To be fair to Smil, though, predicting what will be hype and what will be transformative is impossible. He need not predict; he can acknowledge that technological change is a system of punctuated equilibria, and the underlying complex and combinatorial structure of invention and innovation, when interacted with human curiosity, drive, and vision will create transformative technologies. We just cannot know exactly when or what form they will take. That claim is still consistent with his physical theory of stagnation, that invention is costly and time-consuming so we should prioritize incremental innovation, but if he wants to limit technological change to innovation, he’s foreclosing the possibility of transformative change in a kind of precautionary move to innoculate societies against the cost of hype.

Askonas ends up very much in the same place that I do.

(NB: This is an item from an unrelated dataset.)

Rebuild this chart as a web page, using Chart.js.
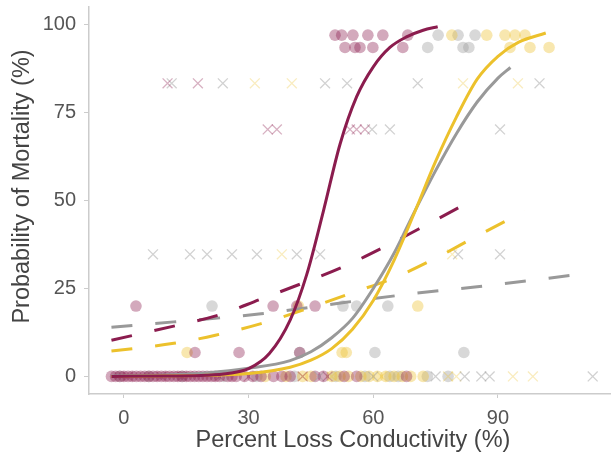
<!DOCTYPE html>
<html>
<head>
<meta charset="utf-8">
<script src="https://cdn.jsdelivr.net/npm/chart.js@4/dist/chart.umd.min.js"></script>
<style>
  html, body { margin: 0; padding: 0; background: #ffffff; }
  #chart { display: block; }
</style>
</head>
<body>
<canvas id="chart" width="611" height="471"></canvas>
<script>
// ---- observed outcomes: [percent loss conductivity, mortality %] ----
const maroonDots = [
  [-3,0],[-2,0],[-1,0],[0,0],[1,0],[2,0],[3,0],[4,0],[5,0],[6,0],[7,0],[8,0],[9,0],[10,0],
  [11,0],[12,0],[13,0],[14,0],[15,0],[16,0],[17,0],[18,0],[19,0],[20,0],[21,0],[22,0],[23,0],
  [25,0],[26,0],[27,0],[29,0],[31,0],[33,0],[36,0],[38,0],[40,0],[46,0],[48,0],[53,0],[56,0],[68,0],
  [17.1,6.8],[27.7,6.8],[42.3,6.8],
  [2.9,20],[35.9,20],[41.6,20],[46,20],
  [53.2,93.5],[55.6,93.5],[56.8,93.5],[59.9,93.5],[67.1,93.5],
  [50.8,97],[52.4,97],[55.1,97],[58.7,97],[62.3,97],[68.3,97]
];
const goldDots = [
  [34,0],[39,0],[43,0],[45,0],[50,0],[52,0],[54,0],[57,0],[59,0],[61,0],[63,0],[65,0],[67,0],[69,0],[72,0],
  [15.2,6.8],[52.5,6.8],[53.5,6.8],
  [42,20],[70.7,20],
  [92.9,93.5],[97.7,93.5],[102.3,93.5],
  [78.9,97],[87.3,97],[91.7,97],[94.1,97],[96.5,97]
];
const grayDots = [
  [-1,0],[6,0],[14,0],[24,0],[32,0],[41,0],[51,0],[58,0],[64,0],[66,0],[73,0],[78,0],
  [42.3,6.8],[60.4,6.8],[81.8,6.8],
  [21.2,20],[52.7,20],[56,20],[63.5,20],
  [73.1,93.5],[81.6,93.5],[83,93.5],
  [75.6,97],[80.4,97],[84.5,97]
];
const maroonCrosses = [
  [1,0],[9,0],[14,0],[23,0],[30,0],[43,0],[49,0],
  [34.6,70.2],[36.8,70.2],[54.4,70.2],[56,70.2],[58,70.2],
  [10.5,83.3],[17.8,83.3]
];
const grayCrosses = [
  [47,0],[60,0],[75,0],[82,0],[86,0],[88,0],[112.8,0],
  [7,34.7],[15.9,34.7],[20,34.7],[26,34.7],[32,34.7],[41.6,34.7],[47.2,34.7],[80.4,34.7],[90.5,34.7],
  [59.7,70.2],[64,70.2],[90.5,70.2],
  [11.5,83.3],[23.8,83.3],[48.4,83.3],[53.7,83.3],[70.7,83.3],[100,83.3]
];
const goldCrosses = [
  [43,0],[50,0],[62,0],[78,0],[80,0],[93.6,0],[98.4,0],
  [38,34.7],[79,34.7],
  [31.5,83.3],[40.4,83.3],[81.6,83.3],[94.8,83.3]
];

// ---- fitted curves (solid) ----
const maroonFit = [
  [-3,0.0],[10,0.1],[20,0.3],[25,0.8],[30,2.2],[35,6.5],[40,16],[44,29],[48,47],
  [52,66],[56,79.5],[60,88],[64,93.5],[68,96.5],[72,98.4],[75.5,99.4]
];
const grayFit = [
  [-3,0.1],[10,0.4],[20,1.0],[30,2.3],[40,4.5],[45,7],[50,11],[55,16.5],[60,25],
  [65,35],[70,47],[75,58.5],[80,69],[85,78],[90,84.8],[93,87.8]
];
const goldFit = [
  [-3,0.0],[20,0.3],[30,0.8],[40,2.6],[45,4.6],[50,7.9],[55,13.4],[60,21.6],[65,33],
  [70,46.8],[75,61.1],[80,73.7],[85,84.5],[90,91],[95,95],[101.5,97.6]
];

// ---- comparison fits (dashed) ----
const maroonDash = [
  [-3,10.3],[12,14.3],[23,17.5],[33,22],[43,26.5],[52.5,31],[63,37],[73,43.2],[85,50.8]
];
const goldDash = [
  [-3,7.2],[12,9.4],[22,11.7],[33,15],[44,19.2],[54.5,23.6],[65,28],[75,33.6],[84.5,39.6],[96.5,47]
];
const grayDash = [
  [-3,14],[12,15.5],[33,17.8],[53,21],[70,23.6],[85,25.5],[100,27.6],[112,29.4]
];

// ---- axis ticks and titles ----
const xTicks = [0, 30, 60, 90];
const yTicks = [0, 25, 50, 75, 100];
const xTitle = 'Percent Loss Conductivity (%)';
const yTitle = 'Probability of Mortality (%)';

const MAROON = 'rgb(139,28,78)';
const GOLD = 'rgb(236,193,44)';
const GRAY = 'rgb(153,153,153)';
const rgba = (c, a) => c.replace('rgb(', 'rgba(').replace(')', ',' + a + ')');
const pts = arr => arr.map(p => ({ x: p[0], y: p[1] }));

function dots(arr, color) {
  return {
    type: 'scatter', data: pts(arr), pointStyle: 'circle', pointRadius: 5.8,
    backgroundColor: rgba(color, 0.38), borderWidth: 0, pointHoverRadius: 5.8
  };
}
function crosses(arr, color, alpha) {
  return {
    type: 'scatter', data: pts(arr), pointStyle: 'crossRot', pointRadius: 7,
    borderColor: rgba(color, alpha), backgroundColor: 'transparent', borderWidth: 1.3
  };
}
function curve(arr, color, dashed) {
  return {
    type: 'line', data: pts(arr), borderColor: color, borderWidth: 3,
    borderDash: dashed ? [21, 23] : [], pointRadius: 0, fill: false,
    cubicInterpolationMode: 'monotone', borderCapStyle: 'butt'
  };
}

const FONT = "'Liberation Sans', Arial, sans-serif";
const axisGray = '#cccccc';
const tickFont = { family: FONT, size: 20 };

// Axis titles: the x title is centred on the full panel width (which runs past the
// canvas edge), the y title sits slightly above the panel middle.
const axisTitles = {
  id: 'axisTitles',
  afterDraw(chart) {
    const { ctx, chartArea } = chart;
    ctx.save();
    ctx.fillStyle = '#444444';
    ctx.font = '23.5px ' + FONT;
    ctx.textAlign = 'center';
    ctx.textBaseline = 'middle';
    ctx.fillText(xTitle, (chartArea.left + chartArea.right) / 2 + 3, chartArea.bottom + 47);
    ctx.translate(22.5, (chartArea.top + chartArea.bottom) / 2 - 14);
    ctx.rotate(-Math.PI / 2);
    ctx.fillText(yTitle, 0, 0);
    ctx.restore();
  }
};

new Chart(document.getElementById('chart'), {
  type: 'line',
  data: {
    datasets: [
      curve(maroonFit, MAROON, false),
      curve(goldFit, GOLD, false),
      curve(grayFit, GRAY, false),
      curve(maroonDash, MAROON, true),
      curve(goldDash, GOLD, true),
      curve(grayDash, GRAY, true),
      crosses(maroonCrosses, MAROON, 0.35),
      crosses(grayCrosses, GRAY, 0.45),
      crosses(goldCrosses, GOLD, 0.3),
      dots(maroonDots, MAROON),
      dots(goldDots, GOLD),
      dots(grayDots, GRAY)
    ]
  },
  plugins: [axisTitles],
  options: {
    responsive: false,
    animation: false,
    layout: { autoPadding: false, padding: { top: 7, right: 0, bottom: 0, left: 0 } },
    plugins: { legend: { display: false }, tooltip: { enabled: false } },
    scales: {
      x: {
        type: 'linear', min: -8.4, max: 117.2,
        afterBuildTicks: s => { s.ticks = xTicks.map(v => ({ value: v })); },
        afterFit: s => { s.height = 77; s.paddingLeft = 0; s.paddingRight = 0; },
        grid: { drawOnChartArea: false, drawTicks: true, tickLength: 4, color: axisGray, lineWidth: 1 },
        border: { display: true, color: axisGray, width: 1.5 },
        ticks: { color: '#555555', font: tickFont, padding: 8, maxRotation: 0 },
        title: { display: false }
      },
      y: {
        type: 'linear', min: -5, max: 105,
        afterBuildTicks: s => { s.ticks = yTicks.map(v => ({ value: v })); },
        afterFit: s => { s.width = 89; s.paddingTop = 0; s.paddingBottom = 0; },
        grid: { drawOnChartArea: false, drawTicks: true, tickLength: 5, color: axisGray, lineWidth: 1 },
        border: { display: true, color: axisGray, width: 1.5 },
        ticks: { color: '#555555', font: tickFont, padding: 8 },
        title: { display: false }
      }
    }
  }
});
</script>
</body>
</html>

While recognizing the real obstacles to technological progress is crucial, societies must also be willing to allow inventors, entrepreneurs, founders, to take calculated risks, and to flourish in the future they must embrace policies that enable experimentation and innovation.

Technological progress is not inevitable, but rather a product of social choices. I’m not exactly in the same place as Thiel because I wouldn’t go so far as to say that we have technological stagnation, although I agree that the primary limitations on progress are social and policy factors. I’m also not in the same place as Smil even though I think he’s absolutely correct that the clean energy transition will take decades, much longer than many hope and wish. Even though technological change is costly and time-consuming, I think Smil is mistaken to say that the vibrant creativity of the 19th century cannot be repeated.

The tension between risk and reward, stagnation and progress, will shape the future trajectory of technological development and its impact on global society. Ultimately, Askonas argues, technological stagnation is a choice—a result of the priorities and policies that societies choose to adopt. Stagnation is a choice.